When the stakes are this high, nothing is left to chance.  I can imagine Obama with his advisers planning the marathon of his New York night — three dinners and a show.  I could see him being told that the entertainment would include Al Green, prompting an impromptu song burst, followed by one of the bright not-so-young men saying, “You’ve got to do that!”

I accept that he is after all a politician, an incumbent running for re-election in a tough economy. The line that has haunted me since Thursday wasn’t the musical interlude, it was when he said that this is not the same Republican party he ran against in 2008, that back then he ran against an opponent “who agreed that we should ban torture, believed in climate change, [and] had worked on immigration reform.”

Here’s what it comes down to. On one side are the republican candidates left standing. There’s  Romney, a rich man who can joke about betting $10,000, and about his being “unemployed,”  then turn earnest about corporations’ being people.  If he didn’t actually exist, Stephen Colbert would have had to invent him.   There’s Gingrich who doesn’t just pander to racists, he incites them while playing the victim. And Santorum is still in the race, a man openly disdainful of science, education and contraception.  Here are people advocating policies that would rid us of even the small safety net that exists, who would happily gut social security, rescind health care reform, destroy public education and leave an economy in shambles, men who talk about limiting government while advocating its entry into our bedrooms.
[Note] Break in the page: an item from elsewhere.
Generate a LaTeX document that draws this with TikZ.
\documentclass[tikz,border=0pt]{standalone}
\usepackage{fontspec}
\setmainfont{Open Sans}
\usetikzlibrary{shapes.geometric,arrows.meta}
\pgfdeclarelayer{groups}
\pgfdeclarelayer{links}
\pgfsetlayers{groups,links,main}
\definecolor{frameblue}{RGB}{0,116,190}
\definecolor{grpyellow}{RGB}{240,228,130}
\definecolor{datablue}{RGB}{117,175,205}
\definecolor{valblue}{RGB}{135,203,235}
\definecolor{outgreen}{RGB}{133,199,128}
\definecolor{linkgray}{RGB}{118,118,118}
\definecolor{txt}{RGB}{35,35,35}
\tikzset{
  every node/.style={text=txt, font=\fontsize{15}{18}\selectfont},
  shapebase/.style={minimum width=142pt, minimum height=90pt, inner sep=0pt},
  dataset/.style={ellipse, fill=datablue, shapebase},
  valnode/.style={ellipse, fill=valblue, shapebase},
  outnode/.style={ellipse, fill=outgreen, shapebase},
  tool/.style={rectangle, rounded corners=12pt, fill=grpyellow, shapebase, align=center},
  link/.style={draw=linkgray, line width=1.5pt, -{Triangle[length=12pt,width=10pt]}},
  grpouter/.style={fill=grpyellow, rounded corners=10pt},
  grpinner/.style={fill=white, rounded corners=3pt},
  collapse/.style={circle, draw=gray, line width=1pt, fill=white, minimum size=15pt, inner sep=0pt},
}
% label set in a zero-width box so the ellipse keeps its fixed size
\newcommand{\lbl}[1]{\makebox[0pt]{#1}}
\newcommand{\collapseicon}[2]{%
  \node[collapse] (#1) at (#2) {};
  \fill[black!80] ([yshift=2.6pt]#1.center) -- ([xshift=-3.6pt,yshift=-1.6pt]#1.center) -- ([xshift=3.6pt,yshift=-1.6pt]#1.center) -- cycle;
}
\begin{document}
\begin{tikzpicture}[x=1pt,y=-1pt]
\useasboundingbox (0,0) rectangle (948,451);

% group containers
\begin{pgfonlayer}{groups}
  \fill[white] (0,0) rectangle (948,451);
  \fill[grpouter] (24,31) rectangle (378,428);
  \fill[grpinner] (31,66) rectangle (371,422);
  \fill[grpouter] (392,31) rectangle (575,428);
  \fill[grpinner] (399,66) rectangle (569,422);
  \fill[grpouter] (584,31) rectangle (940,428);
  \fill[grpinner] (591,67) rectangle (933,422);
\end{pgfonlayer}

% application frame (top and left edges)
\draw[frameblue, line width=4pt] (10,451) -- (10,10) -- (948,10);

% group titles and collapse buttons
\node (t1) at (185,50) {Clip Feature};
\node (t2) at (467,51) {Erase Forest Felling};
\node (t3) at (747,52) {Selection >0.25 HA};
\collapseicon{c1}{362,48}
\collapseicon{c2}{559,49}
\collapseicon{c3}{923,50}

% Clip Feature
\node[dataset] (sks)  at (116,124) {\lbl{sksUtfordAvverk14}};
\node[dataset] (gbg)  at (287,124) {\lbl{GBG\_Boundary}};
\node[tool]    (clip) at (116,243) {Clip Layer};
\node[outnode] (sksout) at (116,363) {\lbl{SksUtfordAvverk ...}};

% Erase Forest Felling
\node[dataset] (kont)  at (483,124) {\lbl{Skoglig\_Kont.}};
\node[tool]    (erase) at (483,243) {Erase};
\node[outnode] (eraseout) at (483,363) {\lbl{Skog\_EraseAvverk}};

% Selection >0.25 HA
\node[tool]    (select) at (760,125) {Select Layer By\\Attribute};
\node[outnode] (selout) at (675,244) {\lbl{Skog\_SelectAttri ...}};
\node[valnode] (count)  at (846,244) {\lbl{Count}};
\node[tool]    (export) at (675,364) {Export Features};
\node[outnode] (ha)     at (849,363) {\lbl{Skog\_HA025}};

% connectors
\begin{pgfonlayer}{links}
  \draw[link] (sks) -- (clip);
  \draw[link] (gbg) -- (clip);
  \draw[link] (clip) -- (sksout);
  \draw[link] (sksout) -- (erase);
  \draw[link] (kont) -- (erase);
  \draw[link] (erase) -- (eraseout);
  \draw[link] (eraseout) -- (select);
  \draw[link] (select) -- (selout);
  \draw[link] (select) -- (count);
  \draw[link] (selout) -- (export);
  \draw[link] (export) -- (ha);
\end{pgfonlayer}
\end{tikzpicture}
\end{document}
Before the show, as we waited on line (this being New York) that cold winter’s night.  Across the street, there were the usual motley band of protesters, occupy Wall Street types with signs about corporations and Guantanomo, proclaiming their status as part of the 99%.   Of course this was an event for the 99%.  Ironically, many of us had probably at least visited Zuccotti Park.  While some will argue that there isn’t much difference between the parties, at this point that’s unaffordable nihilism.   Maybe Obama is too “centrist” for some or too much of a gentleman when times call for a street fighter, but we are all standing on a precipice and it’s either him or the abyss.